### WHAT TO WORK ON
Among the entries below, copy only the span from the line containing "Reproduce this chart with Chart.js." through the line containing "const blueAngles = [[0], [-67], [-2], [1.5], [-14.4]];". Do so exactly, and skip the pictures.

### RECORDS TO PROCESS
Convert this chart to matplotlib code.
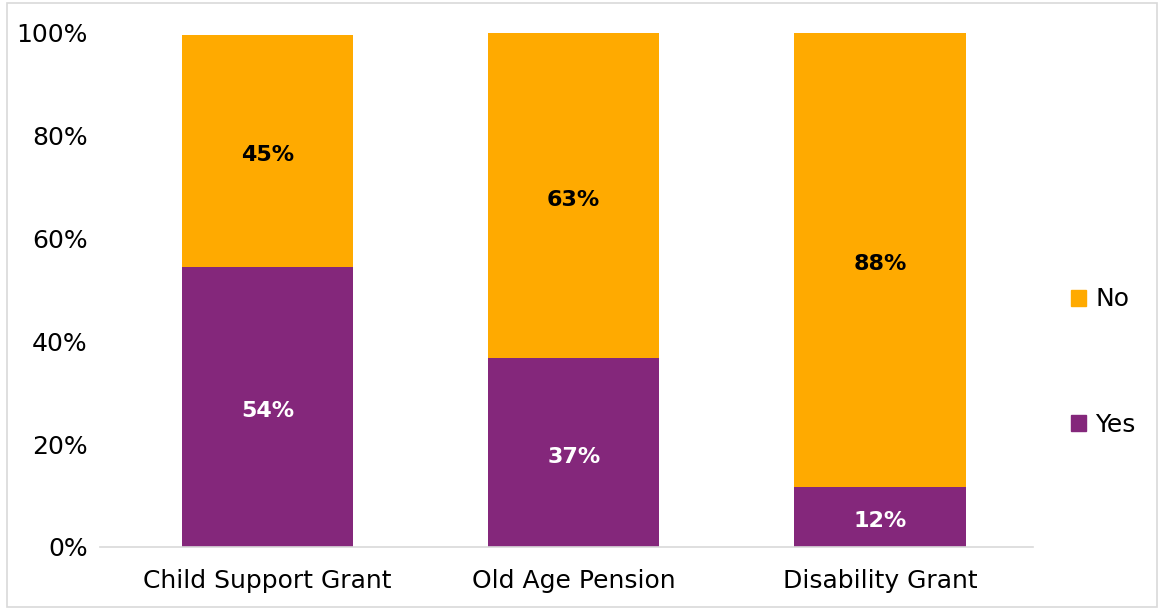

* * *

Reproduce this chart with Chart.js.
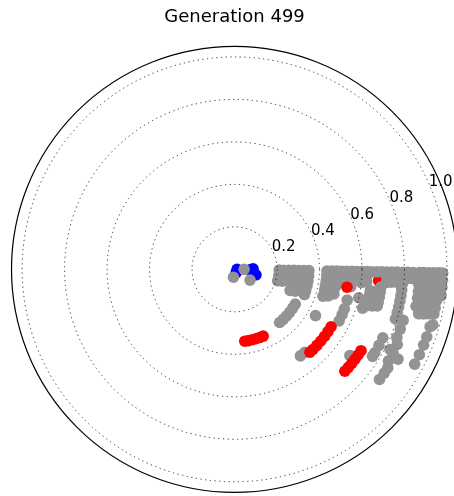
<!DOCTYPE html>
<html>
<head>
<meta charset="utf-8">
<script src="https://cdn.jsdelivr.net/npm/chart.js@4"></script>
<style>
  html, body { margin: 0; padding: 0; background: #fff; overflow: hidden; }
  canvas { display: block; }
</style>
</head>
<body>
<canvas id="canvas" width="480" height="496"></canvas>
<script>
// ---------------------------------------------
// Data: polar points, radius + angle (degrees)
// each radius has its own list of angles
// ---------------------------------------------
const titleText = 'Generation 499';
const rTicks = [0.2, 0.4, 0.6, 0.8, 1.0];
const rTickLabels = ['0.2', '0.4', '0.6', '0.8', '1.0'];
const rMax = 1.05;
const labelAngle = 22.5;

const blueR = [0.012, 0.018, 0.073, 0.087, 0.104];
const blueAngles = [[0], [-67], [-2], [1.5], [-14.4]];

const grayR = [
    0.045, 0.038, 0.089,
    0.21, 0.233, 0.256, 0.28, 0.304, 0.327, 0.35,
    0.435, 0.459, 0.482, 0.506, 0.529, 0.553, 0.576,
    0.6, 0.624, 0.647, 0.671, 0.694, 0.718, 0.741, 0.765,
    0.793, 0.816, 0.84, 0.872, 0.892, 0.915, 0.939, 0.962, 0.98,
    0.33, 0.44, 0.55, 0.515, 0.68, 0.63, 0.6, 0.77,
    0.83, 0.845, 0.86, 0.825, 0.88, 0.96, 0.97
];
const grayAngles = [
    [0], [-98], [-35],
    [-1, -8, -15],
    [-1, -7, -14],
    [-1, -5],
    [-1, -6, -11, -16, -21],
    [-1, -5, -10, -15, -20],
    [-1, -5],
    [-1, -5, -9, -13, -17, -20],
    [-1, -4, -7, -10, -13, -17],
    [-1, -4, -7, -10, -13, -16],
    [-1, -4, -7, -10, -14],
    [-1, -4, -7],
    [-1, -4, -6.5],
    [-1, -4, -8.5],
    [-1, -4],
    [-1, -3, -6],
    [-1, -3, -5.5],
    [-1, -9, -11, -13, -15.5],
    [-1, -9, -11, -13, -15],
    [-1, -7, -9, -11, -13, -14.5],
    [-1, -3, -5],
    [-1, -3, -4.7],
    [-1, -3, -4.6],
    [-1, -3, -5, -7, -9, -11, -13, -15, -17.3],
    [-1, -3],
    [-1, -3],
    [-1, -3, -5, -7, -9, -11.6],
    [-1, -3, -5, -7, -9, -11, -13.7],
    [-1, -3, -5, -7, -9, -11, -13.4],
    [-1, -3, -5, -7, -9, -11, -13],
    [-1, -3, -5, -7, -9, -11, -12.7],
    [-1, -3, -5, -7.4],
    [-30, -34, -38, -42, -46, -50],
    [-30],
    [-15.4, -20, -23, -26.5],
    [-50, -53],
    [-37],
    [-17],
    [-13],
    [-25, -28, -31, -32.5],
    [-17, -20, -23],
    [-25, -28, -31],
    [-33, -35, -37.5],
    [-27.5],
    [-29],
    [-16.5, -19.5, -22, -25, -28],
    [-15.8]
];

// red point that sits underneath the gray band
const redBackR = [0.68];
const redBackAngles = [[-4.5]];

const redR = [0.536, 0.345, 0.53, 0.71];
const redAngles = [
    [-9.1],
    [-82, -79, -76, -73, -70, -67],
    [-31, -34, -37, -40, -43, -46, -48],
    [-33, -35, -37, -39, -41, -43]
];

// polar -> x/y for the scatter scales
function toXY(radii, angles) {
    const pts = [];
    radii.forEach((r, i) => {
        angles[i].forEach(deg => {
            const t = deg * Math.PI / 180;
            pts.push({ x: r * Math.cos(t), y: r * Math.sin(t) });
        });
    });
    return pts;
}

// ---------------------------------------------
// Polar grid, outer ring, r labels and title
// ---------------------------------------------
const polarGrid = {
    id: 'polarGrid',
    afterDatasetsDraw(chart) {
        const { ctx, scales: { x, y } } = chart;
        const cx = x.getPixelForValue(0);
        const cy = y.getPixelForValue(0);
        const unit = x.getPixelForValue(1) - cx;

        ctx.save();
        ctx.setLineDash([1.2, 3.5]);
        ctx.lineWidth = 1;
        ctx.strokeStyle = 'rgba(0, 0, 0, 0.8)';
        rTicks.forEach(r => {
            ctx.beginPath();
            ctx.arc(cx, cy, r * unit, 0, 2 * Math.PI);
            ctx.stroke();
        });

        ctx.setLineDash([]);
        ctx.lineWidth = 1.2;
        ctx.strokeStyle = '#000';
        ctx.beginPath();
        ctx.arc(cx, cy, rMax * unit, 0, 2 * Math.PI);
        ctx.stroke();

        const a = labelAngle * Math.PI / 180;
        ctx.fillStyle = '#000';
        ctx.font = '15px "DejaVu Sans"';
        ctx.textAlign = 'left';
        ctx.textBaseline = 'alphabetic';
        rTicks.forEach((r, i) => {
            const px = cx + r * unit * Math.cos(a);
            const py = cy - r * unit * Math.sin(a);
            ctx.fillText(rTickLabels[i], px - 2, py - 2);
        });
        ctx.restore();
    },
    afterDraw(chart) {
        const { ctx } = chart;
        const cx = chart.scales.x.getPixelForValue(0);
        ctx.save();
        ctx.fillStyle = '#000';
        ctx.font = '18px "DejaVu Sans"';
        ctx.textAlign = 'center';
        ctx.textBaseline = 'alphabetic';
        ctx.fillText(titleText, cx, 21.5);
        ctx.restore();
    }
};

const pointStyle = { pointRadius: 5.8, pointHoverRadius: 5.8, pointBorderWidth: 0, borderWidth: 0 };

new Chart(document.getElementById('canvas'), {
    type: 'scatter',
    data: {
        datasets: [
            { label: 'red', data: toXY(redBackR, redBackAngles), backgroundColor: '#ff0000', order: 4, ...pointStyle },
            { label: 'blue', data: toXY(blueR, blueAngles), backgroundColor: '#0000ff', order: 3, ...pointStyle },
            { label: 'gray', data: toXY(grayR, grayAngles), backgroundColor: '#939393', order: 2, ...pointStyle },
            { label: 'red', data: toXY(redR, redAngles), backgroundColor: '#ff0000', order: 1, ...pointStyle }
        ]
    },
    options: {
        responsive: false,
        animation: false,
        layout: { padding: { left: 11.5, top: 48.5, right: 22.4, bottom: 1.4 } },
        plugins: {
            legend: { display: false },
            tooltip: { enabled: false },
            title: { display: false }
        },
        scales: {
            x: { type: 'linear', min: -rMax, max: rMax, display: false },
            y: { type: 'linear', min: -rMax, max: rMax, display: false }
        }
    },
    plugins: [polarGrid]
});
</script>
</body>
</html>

### ANSWER TO THIS PROBLEM
Reproduce this chart with Chart.js.
<!DOCTYPE html>
<html>
<head>
<meta charset="utf-8">
<script src="https://cdn.jsdelivr.net/npm/chart.js@4"></script>
<style>
  html, body { margin: 0; padding: 0; background: #fff; overflow: hidden; }
  canvas { display: block; }
</style>
</head>
<body>
<canvas id="canvas" width="480" height="496"></canvas>
<script>
// ---------------------------------------------
// Data: polar points, radius + angle (degrees)
// each radius has its own list of angles
// ---------------------------------------------
const titleText = 'Generation 499';
const rTicks = [0.2, 0.4, 0.6, 0.8, 1.0];
const rTickLabels = ['0.2', '0.4', '0.6', '0.8', '1.0'];
const rMax = 1.05;
const labelAngle = 22.5;

const blueR = [0.012, 0.018, 0.073, 0.087, 0.104];
const blueAngles = [[0], [-67], [-2], [1.5], [-14.4]];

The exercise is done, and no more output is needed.